Plotting code records:
— start —
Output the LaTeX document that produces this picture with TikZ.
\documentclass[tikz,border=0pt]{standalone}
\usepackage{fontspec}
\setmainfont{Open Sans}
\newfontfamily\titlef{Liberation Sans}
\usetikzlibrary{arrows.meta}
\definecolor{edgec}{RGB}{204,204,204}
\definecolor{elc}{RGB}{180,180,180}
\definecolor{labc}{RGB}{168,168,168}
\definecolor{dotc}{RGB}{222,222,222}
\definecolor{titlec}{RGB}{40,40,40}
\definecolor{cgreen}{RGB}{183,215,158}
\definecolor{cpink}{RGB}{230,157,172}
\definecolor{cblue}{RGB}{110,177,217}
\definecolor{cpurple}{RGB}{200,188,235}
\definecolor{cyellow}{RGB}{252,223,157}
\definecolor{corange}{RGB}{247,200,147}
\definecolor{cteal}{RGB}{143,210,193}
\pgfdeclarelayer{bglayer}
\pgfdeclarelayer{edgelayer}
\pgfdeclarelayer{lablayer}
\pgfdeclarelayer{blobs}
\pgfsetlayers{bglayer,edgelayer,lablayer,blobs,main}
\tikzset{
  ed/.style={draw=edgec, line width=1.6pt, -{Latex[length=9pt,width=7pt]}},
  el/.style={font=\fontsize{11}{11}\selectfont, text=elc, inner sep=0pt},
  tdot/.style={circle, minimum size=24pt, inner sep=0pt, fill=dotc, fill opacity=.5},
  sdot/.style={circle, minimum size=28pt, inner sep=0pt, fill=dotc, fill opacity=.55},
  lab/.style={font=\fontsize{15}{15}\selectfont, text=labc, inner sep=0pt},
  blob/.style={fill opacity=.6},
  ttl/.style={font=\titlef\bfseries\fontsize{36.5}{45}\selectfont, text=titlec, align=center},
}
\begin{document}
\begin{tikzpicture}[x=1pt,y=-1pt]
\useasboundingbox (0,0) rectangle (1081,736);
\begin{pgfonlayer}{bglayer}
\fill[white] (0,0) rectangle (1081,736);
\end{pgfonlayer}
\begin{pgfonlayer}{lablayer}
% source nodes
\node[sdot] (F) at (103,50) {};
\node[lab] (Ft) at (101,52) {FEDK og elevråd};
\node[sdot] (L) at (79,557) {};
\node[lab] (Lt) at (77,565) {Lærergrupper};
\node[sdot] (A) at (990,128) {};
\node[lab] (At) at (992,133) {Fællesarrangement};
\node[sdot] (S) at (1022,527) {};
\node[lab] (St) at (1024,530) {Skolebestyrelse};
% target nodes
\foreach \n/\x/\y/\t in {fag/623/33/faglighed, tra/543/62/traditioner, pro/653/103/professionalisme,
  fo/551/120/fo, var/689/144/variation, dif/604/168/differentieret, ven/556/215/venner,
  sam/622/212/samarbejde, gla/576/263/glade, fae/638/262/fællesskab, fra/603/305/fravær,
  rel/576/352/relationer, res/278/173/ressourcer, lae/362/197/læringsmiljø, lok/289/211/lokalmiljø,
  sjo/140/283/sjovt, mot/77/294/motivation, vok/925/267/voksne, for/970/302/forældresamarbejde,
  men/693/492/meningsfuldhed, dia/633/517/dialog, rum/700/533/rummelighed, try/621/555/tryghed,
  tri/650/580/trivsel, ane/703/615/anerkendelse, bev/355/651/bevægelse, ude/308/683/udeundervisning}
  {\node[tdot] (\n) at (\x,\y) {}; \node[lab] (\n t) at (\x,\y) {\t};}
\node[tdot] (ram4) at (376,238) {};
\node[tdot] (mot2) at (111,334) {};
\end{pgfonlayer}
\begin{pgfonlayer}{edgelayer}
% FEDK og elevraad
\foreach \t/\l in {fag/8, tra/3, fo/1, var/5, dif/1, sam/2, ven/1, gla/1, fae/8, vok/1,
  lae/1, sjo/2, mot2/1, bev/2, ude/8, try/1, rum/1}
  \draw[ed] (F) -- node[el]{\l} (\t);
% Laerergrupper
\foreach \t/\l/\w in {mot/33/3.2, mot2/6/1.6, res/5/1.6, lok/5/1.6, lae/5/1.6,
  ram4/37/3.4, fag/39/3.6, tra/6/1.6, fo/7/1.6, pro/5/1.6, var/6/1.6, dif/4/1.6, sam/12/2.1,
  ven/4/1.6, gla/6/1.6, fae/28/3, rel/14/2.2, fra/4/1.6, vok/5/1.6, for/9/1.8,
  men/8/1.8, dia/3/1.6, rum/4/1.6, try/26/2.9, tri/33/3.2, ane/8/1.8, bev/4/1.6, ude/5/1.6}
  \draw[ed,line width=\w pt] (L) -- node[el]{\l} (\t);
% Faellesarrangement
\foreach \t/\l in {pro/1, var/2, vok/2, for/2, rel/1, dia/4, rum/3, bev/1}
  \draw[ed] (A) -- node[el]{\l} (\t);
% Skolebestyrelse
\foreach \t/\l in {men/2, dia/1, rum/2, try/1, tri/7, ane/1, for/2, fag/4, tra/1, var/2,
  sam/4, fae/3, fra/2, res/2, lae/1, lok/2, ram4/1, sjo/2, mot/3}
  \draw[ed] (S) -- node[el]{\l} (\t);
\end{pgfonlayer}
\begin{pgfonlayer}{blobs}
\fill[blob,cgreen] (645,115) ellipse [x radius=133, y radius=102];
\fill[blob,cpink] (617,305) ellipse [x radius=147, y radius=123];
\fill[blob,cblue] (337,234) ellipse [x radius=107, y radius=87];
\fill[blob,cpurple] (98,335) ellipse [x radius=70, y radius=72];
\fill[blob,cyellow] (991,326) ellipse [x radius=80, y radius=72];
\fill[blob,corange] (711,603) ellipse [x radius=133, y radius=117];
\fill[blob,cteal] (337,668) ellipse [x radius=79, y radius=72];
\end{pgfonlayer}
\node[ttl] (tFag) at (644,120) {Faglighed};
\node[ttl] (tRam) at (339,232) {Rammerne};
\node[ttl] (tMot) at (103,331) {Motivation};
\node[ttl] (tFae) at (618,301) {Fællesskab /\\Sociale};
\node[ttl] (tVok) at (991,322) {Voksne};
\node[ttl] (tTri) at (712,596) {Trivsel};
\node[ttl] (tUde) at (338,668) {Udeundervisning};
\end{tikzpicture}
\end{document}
— end —
— start —
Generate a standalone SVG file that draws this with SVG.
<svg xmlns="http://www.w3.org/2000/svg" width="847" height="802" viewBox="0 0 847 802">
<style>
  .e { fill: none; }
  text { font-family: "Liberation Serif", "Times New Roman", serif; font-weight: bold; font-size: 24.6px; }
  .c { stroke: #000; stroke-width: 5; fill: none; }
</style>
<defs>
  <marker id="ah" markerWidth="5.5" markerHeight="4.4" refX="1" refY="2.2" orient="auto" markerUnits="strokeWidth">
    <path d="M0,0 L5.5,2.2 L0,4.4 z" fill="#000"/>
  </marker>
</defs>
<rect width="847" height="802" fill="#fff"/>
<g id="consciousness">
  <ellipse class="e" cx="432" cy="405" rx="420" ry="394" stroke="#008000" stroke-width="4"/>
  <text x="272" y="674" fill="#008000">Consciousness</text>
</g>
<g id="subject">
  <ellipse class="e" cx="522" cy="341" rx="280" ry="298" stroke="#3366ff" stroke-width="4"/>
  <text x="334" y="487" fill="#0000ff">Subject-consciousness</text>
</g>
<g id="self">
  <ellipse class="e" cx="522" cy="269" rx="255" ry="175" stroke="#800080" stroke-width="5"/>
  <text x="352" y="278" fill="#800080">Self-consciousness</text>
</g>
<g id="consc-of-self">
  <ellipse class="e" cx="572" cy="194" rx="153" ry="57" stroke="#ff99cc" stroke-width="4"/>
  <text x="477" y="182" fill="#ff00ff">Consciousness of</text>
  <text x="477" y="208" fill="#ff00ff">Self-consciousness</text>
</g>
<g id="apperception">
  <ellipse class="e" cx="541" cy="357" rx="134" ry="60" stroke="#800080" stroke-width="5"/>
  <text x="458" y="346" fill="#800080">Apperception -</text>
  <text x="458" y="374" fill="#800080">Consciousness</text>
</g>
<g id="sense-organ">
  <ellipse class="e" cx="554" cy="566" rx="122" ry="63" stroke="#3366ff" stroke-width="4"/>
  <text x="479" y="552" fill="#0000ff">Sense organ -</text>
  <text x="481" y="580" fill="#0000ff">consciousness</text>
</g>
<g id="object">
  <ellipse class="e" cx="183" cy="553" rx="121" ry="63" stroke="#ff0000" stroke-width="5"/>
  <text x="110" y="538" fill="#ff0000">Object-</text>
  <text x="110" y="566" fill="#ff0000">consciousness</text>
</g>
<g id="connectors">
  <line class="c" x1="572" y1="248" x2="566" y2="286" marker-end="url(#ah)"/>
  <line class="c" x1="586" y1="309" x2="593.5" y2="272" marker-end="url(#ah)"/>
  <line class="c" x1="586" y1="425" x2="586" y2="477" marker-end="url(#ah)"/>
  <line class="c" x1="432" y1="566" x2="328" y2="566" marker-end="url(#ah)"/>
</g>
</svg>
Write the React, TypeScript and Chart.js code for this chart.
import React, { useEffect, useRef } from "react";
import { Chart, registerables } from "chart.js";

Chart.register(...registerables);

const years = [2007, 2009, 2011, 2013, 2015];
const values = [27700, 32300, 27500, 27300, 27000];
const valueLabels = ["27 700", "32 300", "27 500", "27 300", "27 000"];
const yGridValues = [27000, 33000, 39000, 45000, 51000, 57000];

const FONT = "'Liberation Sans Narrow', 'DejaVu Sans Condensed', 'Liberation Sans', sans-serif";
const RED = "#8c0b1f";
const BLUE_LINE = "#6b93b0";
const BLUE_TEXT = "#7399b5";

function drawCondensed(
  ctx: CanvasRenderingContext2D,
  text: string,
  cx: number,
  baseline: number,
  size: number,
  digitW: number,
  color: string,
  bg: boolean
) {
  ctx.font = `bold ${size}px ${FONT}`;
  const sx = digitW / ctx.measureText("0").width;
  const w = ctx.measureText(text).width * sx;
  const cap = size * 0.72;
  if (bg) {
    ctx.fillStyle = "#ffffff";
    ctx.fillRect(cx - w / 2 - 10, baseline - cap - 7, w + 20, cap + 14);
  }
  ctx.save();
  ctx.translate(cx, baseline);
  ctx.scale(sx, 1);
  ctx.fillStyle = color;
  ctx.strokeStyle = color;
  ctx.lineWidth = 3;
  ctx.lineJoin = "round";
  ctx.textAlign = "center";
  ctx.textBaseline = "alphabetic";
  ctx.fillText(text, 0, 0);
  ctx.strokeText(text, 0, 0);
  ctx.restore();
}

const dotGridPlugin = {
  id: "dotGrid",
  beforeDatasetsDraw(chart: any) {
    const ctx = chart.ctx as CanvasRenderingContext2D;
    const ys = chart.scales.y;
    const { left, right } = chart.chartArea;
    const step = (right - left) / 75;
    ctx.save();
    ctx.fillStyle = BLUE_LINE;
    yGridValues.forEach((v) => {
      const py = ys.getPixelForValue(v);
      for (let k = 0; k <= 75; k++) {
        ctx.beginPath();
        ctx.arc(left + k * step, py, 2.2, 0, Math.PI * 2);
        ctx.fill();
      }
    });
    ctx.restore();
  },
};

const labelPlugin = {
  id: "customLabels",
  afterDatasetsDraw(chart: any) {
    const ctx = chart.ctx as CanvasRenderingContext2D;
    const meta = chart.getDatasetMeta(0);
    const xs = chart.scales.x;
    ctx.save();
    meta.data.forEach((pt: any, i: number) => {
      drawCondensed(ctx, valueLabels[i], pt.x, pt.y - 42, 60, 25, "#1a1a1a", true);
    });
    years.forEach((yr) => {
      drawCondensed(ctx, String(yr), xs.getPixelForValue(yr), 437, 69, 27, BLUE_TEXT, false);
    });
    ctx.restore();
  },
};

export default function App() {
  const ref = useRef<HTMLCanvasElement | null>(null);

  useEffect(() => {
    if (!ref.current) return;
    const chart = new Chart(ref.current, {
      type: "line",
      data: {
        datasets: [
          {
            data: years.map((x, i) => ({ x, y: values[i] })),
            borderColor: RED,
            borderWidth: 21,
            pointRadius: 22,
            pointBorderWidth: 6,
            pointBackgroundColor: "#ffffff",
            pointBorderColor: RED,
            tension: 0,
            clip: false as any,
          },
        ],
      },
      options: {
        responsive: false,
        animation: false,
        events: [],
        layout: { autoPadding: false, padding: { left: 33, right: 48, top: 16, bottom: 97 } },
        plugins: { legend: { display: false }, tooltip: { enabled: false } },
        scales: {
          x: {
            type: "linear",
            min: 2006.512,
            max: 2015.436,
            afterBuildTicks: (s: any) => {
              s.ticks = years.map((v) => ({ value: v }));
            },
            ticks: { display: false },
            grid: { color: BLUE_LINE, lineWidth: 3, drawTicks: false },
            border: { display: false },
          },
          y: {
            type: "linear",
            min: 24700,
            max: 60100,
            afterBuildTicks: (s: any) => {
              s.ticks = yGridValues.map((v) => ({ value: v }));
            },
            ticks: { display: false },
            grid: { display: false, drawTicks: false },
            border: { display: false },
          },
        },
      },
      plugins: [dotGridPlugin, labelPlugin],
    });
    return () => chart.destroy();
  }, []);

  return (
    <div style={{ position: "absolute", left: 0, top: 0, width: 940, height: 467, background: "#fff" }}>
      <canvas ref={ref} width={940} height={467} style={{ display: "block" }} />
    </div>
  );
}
— end —
» Exercise requirements
Using the records above, list each line that includes "with".

» Result of this exercise
Output the LaTeX document that produces this picture with TikZ.
Generate a standalone SVG file that draws this with SVG.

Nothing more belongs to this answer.